Sebelumnya, desakan agar pemerintah menerbitkan aturan teknis pengangkatan pj kepala daerah memang sangat kuat.
Sebab, mundurnya pilkada secara serentak ke 2024 mengakibatkan kosongnya 271 jabatan kepala daerah, baik gubenur maupun wali kota/bupati.
Di sisi lain, pengangkatan pj kepala daerah secara sepihak oleh pemerintah dikhawatirkan mengandung unsur politis.
Pengangkatan pj kepala daerah di periode 2022-2024 yang sangat masif dianggap tidak dapat disamakan dengan pengangkatan di masa-masa sebelumnya, sehingga butuh mekanisme baru lewat aturan teknis agar pengangkatan ini akuntabel.
Hal ini juga disinggung Mahkamah Konstitusi (MK) lewat putusan nomor 15/PUU-XX/2022.
Kemudian, rekomendasi Ombudsman RI yang sebelumnya menyatakan Kemendagri melakukan malaadministrasi dalam pengangkatan pj kepala daerah tanpa aturan teknis.
Namun, Kastorius menyebutkan bahwa Kemendagri telah menjawab Ombudsman RI sebelum tenggat, dan sudah menjelaskan sudut pandang mereka yang meyakini bahwa malaadministrasi itu tidak terbukti.

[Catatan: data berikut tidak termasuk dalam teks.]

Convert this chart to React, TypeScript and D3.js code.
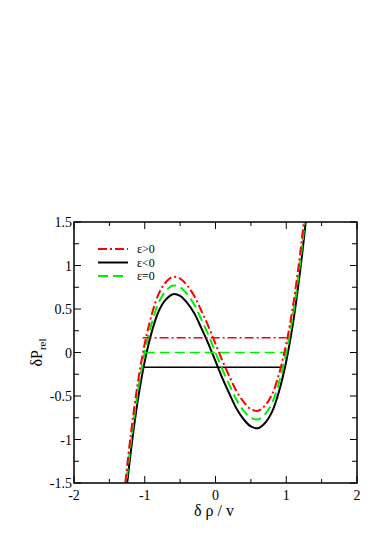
import React from "react";
import * as d3 from "d3";

const xs = [-1.3, -1.2, -1.1, -1.0, -0.9, -0.8, -0.7, -0.6, -0.5, -0.4, -0.3, -0.2, -0.1, 0.0, 0.1, 0.2, 0.3, 0.4, 0.5, 0.6, 0.7, 0.8, 0.9, 1.0, 1.1, 1.2, 1.3];
const greenY = [-1.79, -1.06, -0.46, 0.0, 0.34, 0.58, 0.71, 0.77, 0.75, 0.67, 0.55, 0.38, 0.2, 0.0, -0.2, -0.38, -0.55, -0.67, -0.75, -0.77, -0.71, -0.58, -0.34, 0.0, 0.46, 1.06, 1.79];
const redY = [-1.69, -0.96, -0.36, 0.1, 0.44, 0.68, 0.81, 0.87, 0.85, 0.77, 0.65, 0.48, 0.3, 0.1, -0.1, -0.28, -0.45, -0.57, -0.65, -0.67, -0.61, -0.48, -0.24, 0.1, 0.56, 1.16, 1.89];
const blackY = [-1.89, -1.16, -0.56, -0.1, 0.24, 0.48, 0.61, 0.67, 0.65, 0.57, 0.45, 0.28, 0.1, -0.1, -0.3, -0.48, -0.65, -0.77, -0.85, -0.87, -0.81, -0.68, -0.44, -0.1, 0.36, 0.96, 1.69];
// tie lines [x0, x1, y]
const redTie = [-1.03, 1.0, 0.17];
const greenTie = [-1.0, 1.0, 0.0];
const blackTie = [-1.02, 0.98, -0.17];

const xTicks = [-2, -1, 0, 1, 2];
const yTicks = [-1.5, -1, -0.5, 0, 0.5, 1, 1.5];
const xMinor = [-1.5, -0.5, 0.5, 1.5];
const yMinor = [-1.25, -0.75, -0.25, 0.25, 0.75, 1.25];
const legendLabels = ["ε>0", "ε<0", "ε=0"];

export default function App() {
  const L = 74, R = 357, T = 222, B = 483;
  const x = d3.scaleLinear().domain([-2, 2]).range([L, R]);
  const y = d3.scaleLinear().domain([-1.5, 1.5]).range([B, T]);
  const line = d3.line<[number, number]>().x(d => x(d[0])).y(d => y(d[1])).curve(d3.curveCatmullRom);
  const pts = (ys: number[]) => xs.map((v, i) => [v, ys[i]] as [number, number]);
  const tf: React.CSSProperties = { fontFamily: "'Times New Roman', 'Liberation Serif', serif" };
  const series = [
    { ys: blackY, tie: blackTie, color: "#000000", dash: "none", w: 2 },
    { ys: greenY, tie: greenTie, color: "#00ee00", dash: "10,5", w: 2 },
    { ys: redY, tie: redTie, color: "#ff0000", dash: "9,3,2,3", w: 2 },
  ];
  const legend = [
    { color: "#ff0000", dash: "9,3,2,3" },
    { color: "#000000", dash: "none" },
    { color: "#00ee00", dash: "10,5" },
  ];
  return (
    <svg width={385} height={545} style={{ position: "absolute", left: 0, top: 0 }}>
      <defs>
        <clipPath id="plot">
          <rect x={L} y={T} width={R - L} height={B - T} />
        </clipPath>
      </defs>
      <rect x={0} y={0} width={385} height={545} fill="#fff" />
      <g clipPath="url(#plot)" fill="none">
        {series.map((s, i) => (
          <g key={i}>
            <path d={line(pts(s.ys)) || ""} stroke={s.color} strokeWidth={s.w} strokeDasharray={s.dash} />
            <line x1={x(s.tie[0])} x2={x(s.tie[1])} y1={y(s.tie[2])} y2={y(s.tie[2])} stroke={s.color} strokeWidth={1.6} strokeDasharray={s.dash} />
          </g>
        ))}
      </g>
      <rect x={L} y={T} width={R - L} height={B - T} fill="none" stroke="#000" strokeWidth={1.5} />
      {xTicks.map(t => (
        <g key={"xt" + t}>
          <line x1={x(t)} x2={x(t)} y1={B} y2={B - 7} stroke="#000" strokeWidth={1} />
          <line x1={x(t)} x2={x(t)} y1={T} y2={T + 7} stroke="#000" strokeWidth={1} />
          <text x={x(t)} y={500} textAnchor="middle" style={tf} fontSize={14}>{t}</text>
        </g>
      ))}
      {xMinor.map(t => (
        <g key={"xm" + t}>
          <line x1={x(t)} x2={x(t)} y1={B} y2={B - 4} stroke="#000" strokeWidth={1} />
          <line x1={x(t)} x2={x(t)} y1={T} y2={T + 4} stroke="#000" strokeWidth={1} />
        </g>
      ))}
      {yTicks.map(t => (
        <g key={"yt" + t}>
          <line x1={L} x2={L + 7} y1={y(t)} y2={y(t)} stroke="#000" strokeWidth={1} />
          <line x1={R} x2={R - 7} y1={y(t)} y2={y(t)} stroke="#000" strokeWidth={1} />
          <text x={72} y={y(t) + 5} textAnchor="end" style={tf} fontSize={14}>{t}</text>
        </g>
      ))}
      {yMinor.map(t => (
        <g key={"ym" + t}>
          <line x1={L} x2={L + 5} y1={y(t)} y2={y(t)} stroke="#000" strokeWidth={1} />
          <line x1={R} x2={R - 5} y1={y(t)} y2={y(t)} stroke="#000" strokeWidth={1} />
        </g>
      ))}
      {legend.map((l, i) => (
        <g key={"lg" + i}>
          <line x1={98} x2={128} y1={249 + i * 13.5} y2={249 + i * 13.5} stroke={l.color} strokeWidth={2} strokeDasharray={l.dash} />
          <text x={137} y={253 + i * 13.5} style={tf} fontSize={12}>{legendLabels[i]}</text>
        </g>
      ))}
      <text x={214} y={516} textAnchor="middle" style={tf} fontSize={16}>δ ρ / v</text>
      <text transform={`translate(42, ${y(0)}) rotate(-90)`} textAnchor="middle" style={tf} fontSize={16}>
        δP<tspan fontSize={11} dy={4}>rel</tspan>
      </text>
    </svg>
  );
}
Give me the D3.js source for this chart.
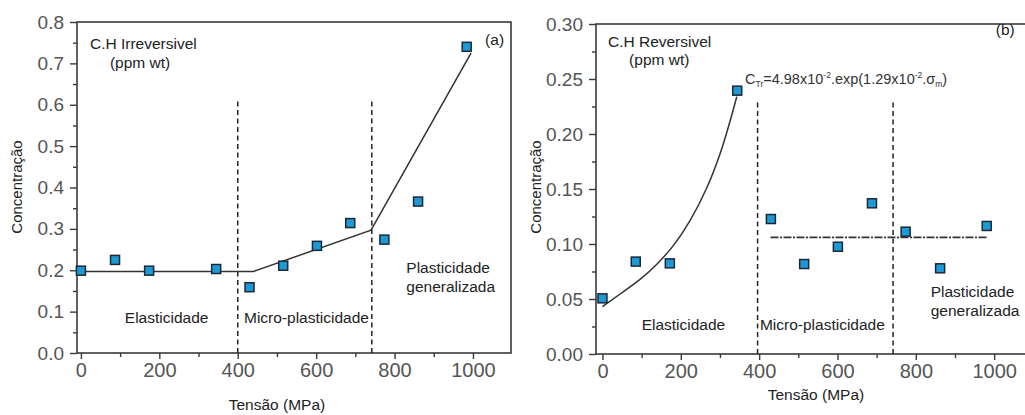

"Kemendagri juga telah menjawab laporan Ombudsman dan telah menerangkan secara komprehensif dilengkapi bukti-bukti, regulasi dan analisis faktual tentang tiadanya/tidak terbukti maladministrasi yang disangkakan oleh Ombudsman RI di dalam pengangkatan pj (kepala daerah)," ujar Kastorius.